Edit- looks like I'm wrong, some better information here:

http://forums.arcade-museum.com/archive/index.php/t-239136.html

#3 8 years ago

the lockout places a wire in the coin area, it diverts the coin to the return in the event you insert a coin into a off machine.
there is a wire rod that moves when the coil is energised. and yes, the coil stays on with power on. lets go, and slides the wire into coin travel at power off

#4 8 years ago

Oh ok !
I think I got it.
I gotta try to get the wire to block the coin from going inside the machine when the powers off.
And when the powers on the coil pulls and opens the path for the coin to give credits. That explains
why the coil was burnt out.. Seems like it's gonna be a task to try to get that wire correct.. Thanks for clearing it up for me..

#5 8 years ago

The lockout coil is often cooked because it's continuously energized like the hold coil on the motor board. Needlessly hi-tapping the game will accelerate it's demise, so make sure your game isn't hi-tapped.
Gottlieb's lockout arrangement is a bit cheezy compared to say Williams. I have a "Blue Chip" I just restored, and the lockout works perfectly with no tweaking necessary. It has much more robust components than Gottlieb games have.

#6 8 years ago

The coin lockout's purpose is to keep from stealing the customer's money. it should de-energize not only when the power is off but also when the score motor is in motion.
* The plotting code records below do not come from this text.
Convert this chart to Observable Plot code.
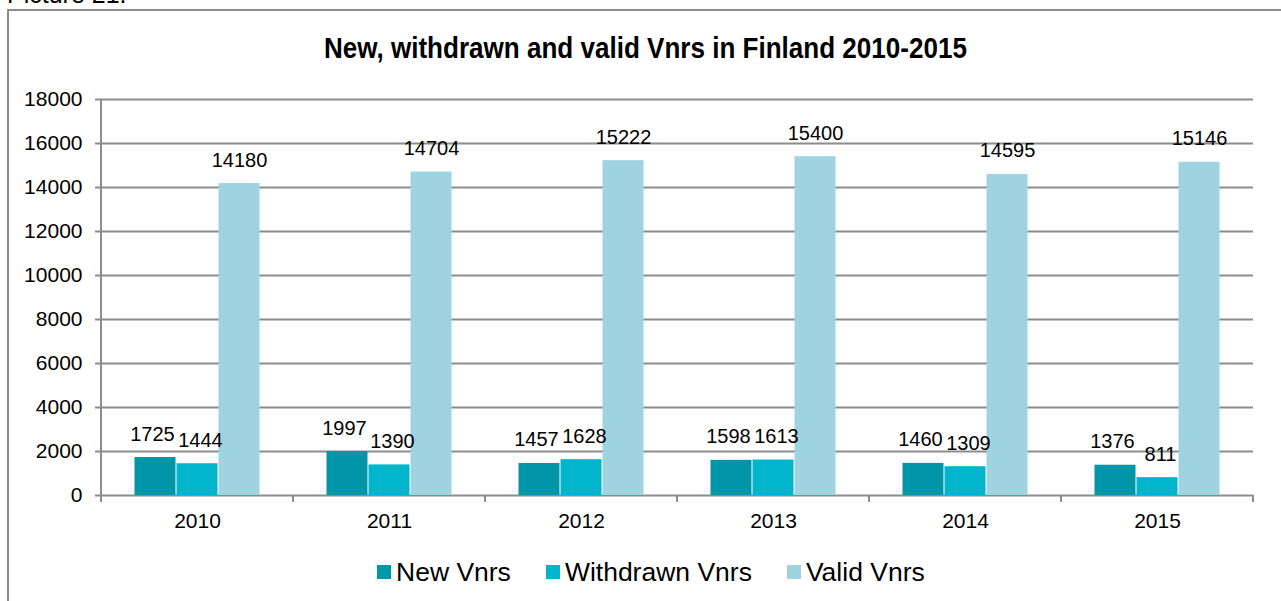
<!DOCTYPE html>
<html>
<head>
<meta charset="utf-8">
<script src="https://cdn.jsdelivr.net/npm/d3@7"></script>
<script src="https://cdn.jsdelivr.net/npm/@observablehq/plot@0.6"></script>
<style>
  html, body { margin: 0; padding: 0; background: #fff; overflow: hidden; }
  body { width: 1281px; height: 601px; position: relative; font-family: "Liberation Sans", Arial, sans-serif; }
  #pic { position: absolute; left: 7px; top: -20px; font-size: 25px; color: #000; white-space: nowrap; }
  #frame { position: absolute; left: 7px; top: 9px; width: 1300px; height: 620px; border: 2px solid #8c8c8c; box-sizing: border-box; }
  #title { position: absolute; left: 0; width: 1290px; top: 33px; line-height: 30px; text-align: center; }
  #title span { display: inline-block; font-family: "Liberation Sans", Arial, sans-serif; font-weight: bold; font-size: 30px; color: #000; white-space: nowrap; transform: scaleX(0.868); transform-origin: 50% 50%; }
  #chart { position: absolute; left: 0; top: 0; }
  #legend { position: absolute; top: 556px; left: 377px; display: flex; align-items: center; font-size: 26.5px; line-height: 32px; color: #000; white-space: nowrap; }
  .item { display: flex; align-items: center; margin-right: 35px; }
  .sw { width: 14px; height: 14px; margin-right: 5px; }
</style>
</head>
<body>
<div id="pic">Picture 21.</div>
<div id="frame"></div>
<div id="title"><span>New, withdrawn and valid Vnrs in Finland 2010-2015</span></div>
<div id="chart"></div>
<div id="legend"></div>
<script>
const years = ["2010", "2011", "2012", "2013", "2014", "2015"];
const seriesNames = ["New Vnrs", "Withdrawn Vnrs", "Valid Vnrs"];
const newVnrs = [1725, 1997, 1457, 1598, 1460, 1376];
const withdrawnVnrs = [1444, 1390, 1628, 1613, 1309, 811];
const validVnrs = [14180, 14704, 15222, 15400, 14595, 15146];
const yTicks = [0, 2000, 4000, 6000, 8000, 10000, 12000, 14000, 16000, 18000];
const colors = ["#0096a8", "#00b5cc", "#a0d3e0"];

const seriesValues = [newVnrs, withdrawnVnrs, validVnrs];
const rows = [];
years.forEach((yr, i) => {
  seriesNames.forEach((s, j) => rows.push({year: yr, series: s, value: seriesValues[j][i]}));
});

const font = "'Liberation Sans', Arial, sans-serif";
const gridColor = "#8c8c8c";
const labelShift = {"New Vnrs": -3, "Withdrawn Vnrs": 3, "Valid Vnrs": 0};

const plot = Plot.plot({
  width: 1281,
  height: 545,
  marginLeft: 101,
  marginRight: 28,
  marginTop: 99,
  marginBottom: 50,
  style: {fontFamily: font, fontSize: "21px", color: "#000", background: "transparent"},
  fx: {domain: years, padding: 0, label: null},
  x: {domain: seriesNames, paddingInner: 0, paddingOuter: 0.75, axis: null},
  y: {domain: [0, 18000], label: null},
  color: {domain: seriesNames, range: colors},
  marks: [
    Plot.ruleY(yTicks, {stroke: gridColor, strokeWidth: 2}),
    Plot.barY(rows, {fx: "year", x: "series", y: "value", fill: "series", insetLeft: 0.5, insetRight: 0.5}),
    ...seriesNames.map(s => Plot.text(rows.filter(d => d.series === s), {fx: "year", x: "series", y: "value", text: d => String(d.value),
      lineAnchor: "bottom", dy: -17, dx: labelShift[s], fill: "#000", fontSize: 20})),
    Plot.axisY({ticks: yTicks, tickFormat: d => String(d), tickSize: 6, tickPadding: 13, stroke: gridColor, strokeWidth: 2, fontSize: 21, label: null}),
    Plot.axisFx({anchor: "bottom", tickSize: 0, tickPadding: 18, fontSize: 21, label: null})
  ]
});

document.getElementById("chart").appendChild(plot);

// category boundary ticks and y-axis spine, derived from the plot's own scales
const fx = plot.scale("fx");
const y = plot.scale("y");
const y0 = y.apply(0);
const yTop = y.apply(18000);
const edges = fx.domain.map(d => fx.apply(d));
edges.push(fx.apply(fx.domain[fx.domain.length - 1]) + fx.bandwidth);
const g = d3.select(plot).append("g").attr("stroke", gridColor).attr("stroke-width", 2);
g.selectAll("line.tick").data(edges).join("line")
  .attr("x1", d => d).attr("x2", d => d).attr("y1", y0).attr("y2", y0 + 7);
g.append("line").attr("x1", edges[0]).attr("x2", edges[0]).attr("y1", yTop).attr("y2", y0 + 7);

// legend
const legend = document.getElementById("legend");
seriesNames.forEach((s, i) => {
  const it = document.createElement("div");
  it.className = "item";
  const sw = document.createElement("div");
  sw.className = "sw";
  sw.style.background = colors[i];
  const tx = document.createElement("span");
  tx.textContent = s;
  it.appendChild(sw); it.appendChild(tx);
  legend.appendChild(it);
});
</script>
</body>
</html>
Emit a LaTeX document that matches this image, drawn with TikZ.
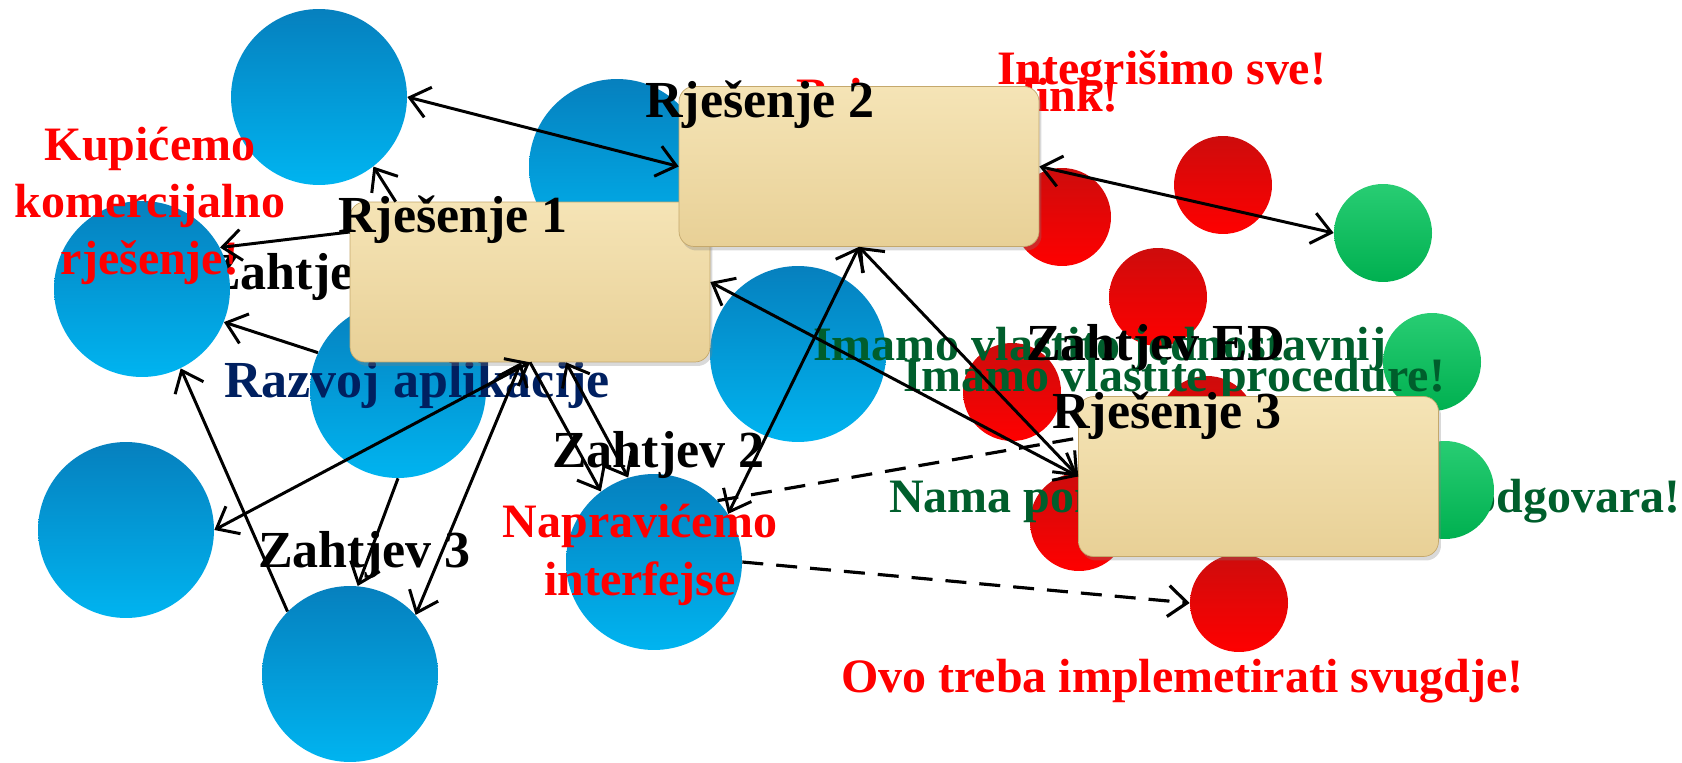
\documentclass[tikz,border=0pt]{standalone}
\usepackage{fontspec}
\setmainfont{Liberation Serif}
\usetikzlibrary{arrows.meta,shadows}

\definecolor{skyblue}{RGB}{0,180,240}
\definecolor{deepblue}{RGB}{6,128,190}
\definecolor{alarmred}{RGB}{255,0,0}
\definecolor{darkred}{RGB}{205,12,12}
\definecolor{leafgreen}{RGB}{0,176,80}
\definecolor{paleleaf}{RGB}{40,205,115}
\definecolor{forest}{RGB}{0,94,44}
\definecolor{navytext}{RGB}{0,32,96}
\definecolor{parchment}{RGB}{232,208,150}
\definecolor{parchmentlt}{RGB}{245,228,182}
\definecolor{parchmentdk}{RGB}{196,168,108}

\begin{document}
\begin{tikzpicture}[
  x=0.02cm, y=-0.02cm,
  every node/.style={font=\bfseries},
  bigdot/.style={circle, minimum size=3.52cm, inner sep=0pt,
                 top color=deepblue, bottom color=skyblue},
  reddot/.style={circle, minimum size=1.96cm, inner sep=0pt,
                 top color=darkred, bottom color=alarmred},
  greendot/.style={circle, minimum size=1.96cm, inner sep=0pt,
                   top color=paleleaf, bottom color=leafgreen},
  card/.style={rounded corners=0.3cm, minimum width=7.2cm,
               minimum height=3.2cm, top color=parchmentlt,
               bottom color=parchment, draw=parchmentdk,
               drop shadow={opacity=0.3,shadow xshift=0.05cm,
                            shadow yshift=-0.08cm}},
  title/.style={anchor=base west, font=\fontsize{29.6}{33}\selectfont\bfseries},
  shout/.style={font=\fontsize{27.3}{32.7}\selectfont\bfseries, text=alarmred},
  calm/.style={anchor=base west, font=\fontsize{27.3}{32.7}\selectfont\bfseries,
               text=forest},
  link/.style={-{Straight Barb[length=0.38cm,width=0.62cm]}, line width=1.7pt},
  twoway/.style={{Straight Barb[length=0.38cm,width=0.62cm]}-{Straight Barb[length=0.38cm,width=0.62cm]},
                 line width=1.7pt},
  hint/.style={dashed, dash pattern=on 0.42cm off 0.26cm, line width=1.8pt},
]
  \useasboundingbox (0,0) rectangle (1682,763);

  % texts that end up behind the shapes
  \node[title] (req1) at (200,290) {Zahtjev 1};
  \node[shout, anchor=base west] (link) at (790,112) {Brinemo o link!};

  % requirements
  \node[bigdot] (topball) at (319,97) {};
  \node[bigdot] (leftball) at (142,289) {};
  \node[bigdot] (devball) at (398,390) {};
  \node[bigdot] (lowball) at (126,530) {};
  \node[bigdot] (football) at (350,674) {};
  \node[bigdot] (backball) at (617,167) {};
  \node[bigdot] (midball) at (798,354) {};
  \node[bigdot] (ifball) at (654,562) {};

  \node[reddot] (ra) at (1062,217) {};
  \node[reddot] (rb) at (1223,185) {};
  \node[reddot] (rc) at (1158,297) {};
  \node[reddot] (rd) at (1012,392) {};
  \node[reddot] (re) at (1207,425) {};
  \node[reddot] (rf) at (1079,522) {};
  \node[reddot] (rg) at (1239,603) {};
  \node[greendot] (ga) at (1383,233) {};

  \node[shout, align=center, anchor=base] (buy) at (150,275)
    {Kupićemo\\komercijalno\\rješenje!};
  \node[anchor=base west, font=\fontsize{29.6}{33}\selectfont\bfseries,
        text=navytext] (dev) at (218,397) {Razvoj aplikacije};
  \node[title] (req2) at (546,467) {Zahtjev 2};
  \node[title] (req3) at (252,567) {Zahtjev 3};
  \node[shout, align=center, anchor=base] (iface) at (640,595)
    {Napravićemo\\interfejse};
  \node[shout, anchor=base west] (everywhere) at (835,692)
    {Ovo treba implemetirati svugdje!};

  \node[calm] (own1) at (807,360) {Imamo vlastito jednostavnije};
  \node[title] (reqed) at (1020,360) {Zahtjev ED};
  \node[greendot] (gb) at (1432,362) {};
  \node[calm] (own2) at (897,391) {Imamo vlastite procedure!};
  \node[calm] (fit) at (883,512) {Nama ponuđeno rješenje ne odgovara!};
  \node[greendot] (gc) at (1445,490) {};

  % solutions
  \node[card] (sol1) at (530,282) {};
  \node[title] (sol1t) at (332,233) {Rješenje 1};
  \node[card] (sol2) at (859,166.5) {};
  \node[title] (sol2t) at (639,118) {Rješenje 2};
  \node[card] (sol3) at (1258.5,476.5) {};
  \node[title] (sol3t) at (1046,428) {Rješenje 3};
  \node[shout, anchor=base west] (merge) at (991,85) {Integrišimo sve!};

  \draw[twoway] (topball.east) -- (sol2.west);
  \draw[link] ([xshift=0.92cm]sol1.north west) -- (topball.-52);
  \draw[link] ([yshift=1cm]sol1.west) -- (leftball.28);
  \draw[link] (devball.155) -- (leftball.-22);
  \draw[link] (football.135) -- (leftball.-64);
  \draw[twoway] (sol1.south) -- (lowball.east);
  \draw[link] (devball.south) -- (football.85);
  \draw[twoway] ([xshift=-0.18cm]sol1.south) -- (football.42);
  \draw[link] (sol1.south) -- (ifball.127);
  \draw[twoway] ([xshift=0.72cm]sol1.south) -- (ifball.107);
  \draw[twoway] (sol2.south) -- (ifball.33);
  \draw[twoway] (sol1.east) -- (sol3.west);
  \draw[twoway] (sol2.south) -- (sol3.west);
  \draw[twoway] (sol2.east) -- (ga.west);
  \draw[hint] (ifball.44) -- ([yshift=0.77cm]sol3.west);
  \draw[hint, -{Straight Barb[length=0.38cm,width=0.62cm]}] (ifball.east) -- (rg.west);
\end{tikzpicture}
\end{document}
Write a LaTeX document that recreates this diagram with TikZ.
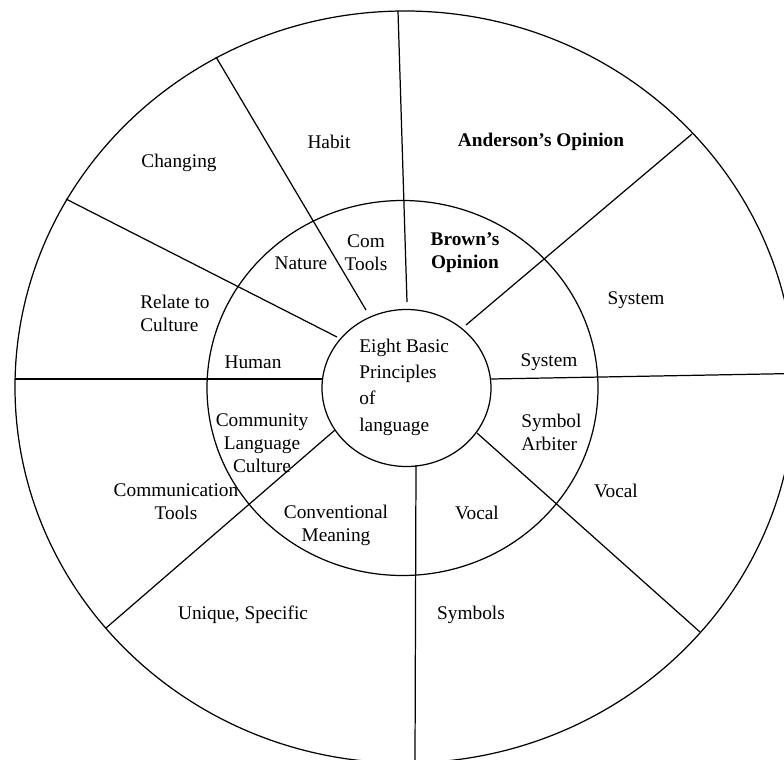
\documentclass[tikz,border=0pt]{standalone}
\usepackage{fontspec}
\setmainfont{Liberation Serif}
\usepackage{tikz}

\tikzset{
	ring/.style={line width=0.7pt},
	spoke/.style={line width=0.7pt},
	lbl/.style={font=\fontsize{11}{13}\selectfont, align=center, inner sep=0pt},
	blbl/.style={lbl, font=\fontsize{11}{13}\selectfont\bfseries},
	lbll/.style={lbl, align=left, anchor=west},
}

\begin{document}
\begin{tikzpicture}
			\useasboundingbox (-8.10,-7.44) rectangle (7.58,7.74);
			
			%Rings
			\draw[ring] (0,0) ellipse [x radius=7.80, y radius=7.52];
			\draw[ring] (-0.05,-0.02) ellipse [x radius=3.91, y radius=3.75];
			\draw[ring] (0.03,-0.02) ellipse [x radius=1.69, y radius=1.57];
			
			%Spoke ends
			\coordinate (i1) at (-1.66,0.16);  \coordinate (o1) at (-7.80,0.16);
			\coordinate (i2) at (1.72,0.16);   \coordinate (o2) at (7.79,0.27);
			\coordinate (i3) at (0.04,1.70);   \coordinate (o3) at (-0.14,7.52);
			\coordinate (i4) at (0.22,-1.56);  \coordinate (o4) at (0.20,-7.52);
			\coordinate (i5) at (-0.78,1.54);  \coordinate (o5) at (-3.78,6.60);
			\coordinate (i6) at (-1.36,1.00);  \coordinate (o6) at (-6.78,3.76);
			\coordinate (i7) at (1.22,1.24);   \coordinate (o7) at (5.74,5.06);
			\coordinate (i8) at (-1.40,-0.86); \coordinate (o8) at (-5.98,-4.82);
			\coordinate (i9) at (1.44,-0.92);  \coordinate (o9) at (5.90,-4.90);
			
			%Spokes
			\foreach \k in {1,...,9}
				\draw[spoke] (i\k) -- (o\k);
			
			%Outer ring
			\node[lbl] (changing) at (-4.52,4.48) {Changing};
			\node[lbl] (habit) at (-1.52,4.90) {Habit};
			\node[blbl] (anderson) at (2.72,4.90) {Anderson’s Opinion};
			\node[lbl] (sysout) at (4.62,1.74) {System};
			\node[lbl] (vocalout) at (4.22,-2.08) {Vocal};
			\node[lbl] (symbols) at (1.32,-4.56) {Symbols};
			\node[lbl] (unique) at (-3.24,-4.56) {Unique, Specific};
			\node[lbl] (commtools) at (-4.58,-2.30) {Communication\\Tools};
			\node[lbll] (relate) at (-5.30,1.48) {Relate to\\Culture};
			
			%Middle ring
			\node[lbl] (nature) at (-2.08,2.48) {Nature};
			\node[lbl] (comtools) at (-0.78,2.68) {Com\\Tools};
			\node[blbl] (brown) at (1.20,2.68) {Brown’s\\Opinion};
			\node[lbl] (sysin) at (2.88,0.50) {System};
			\node[lbll] (symbol) at (2.32,-0.90) {Symbol\\Arbiter};
			\node[lbl] (vocalin) at (1.44,-2.52) {Vocal};
			\node[lbl] (conv) at (-1.38,-2.76) {Conventional\\Meaning};
			\node[lbl] (community) at (-2.86,-1.12) {Community\\Language\\Culture};
			\node[lbl] (human) at (-3.04,0.50) {Human};
			
			%Centre
			\node[lbll, font=\fontsize{11}{15}\selectfont] (core) at (-0.92,0.00) {Eight Basic\\Principles\\of\\language};
\end{tikzpicture}
\end{document}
It should re-energize at the end of the motor rev.

Everything is on free-play in my home, so I usually just cut a wire to the lockout coil and tuck it back.

#7 8 years ago
Quoted from Boatcat:

The coin lockout's purpose is to keep from stealing the customer's money. it should de-energize not only when the power is off but also when the score motor is in motion.

The score motor thing makes sense, clever of them. My uncle and I were playing two player when he stopped over for Easter on my Gottlieb Wild Life which I wired for free play and he just kept pressing and pressing the start button and you can see how it would rob you credits when we had some loaded up from replays and matches, although that one you need to press the start button first so really if you don't follow the instructions (ball in shooter lane, then press it again) you'd get robbed regardless. Tried so hard to not shout out "WAIT FOR IT TO RESET FIRST BEFORE ADDING THE SECOND PLAYER", like I'm some kind of talking instruction card, lol.

Also, a perk to doing what you did is that on the kind of rare chance that somebody did mistakenly put a coin into your games (not knowing they could just play), they'd always get it back. I don't bother to disconnect it on my games but I think most of them already are disconnected, dead, both, or just missing in whole.

It can be common to find an SS machine that hasn't been played much (or at all) since route but usually with these EM machines I have found that they have almost ALWAYS been owned by one or more people already having it in their home (seems like an EM in the basement/trashy mancave was a popular thing in the 90's for the layman with no pinball experience, and then whoever owned it recently if not the same owner would add another home-owner onto that), so usually stuff like that is already done unless they don't know better. I don't think any of my EM machines have any coin mechs left in them, while all most if not all of my solid-state machines came with them working.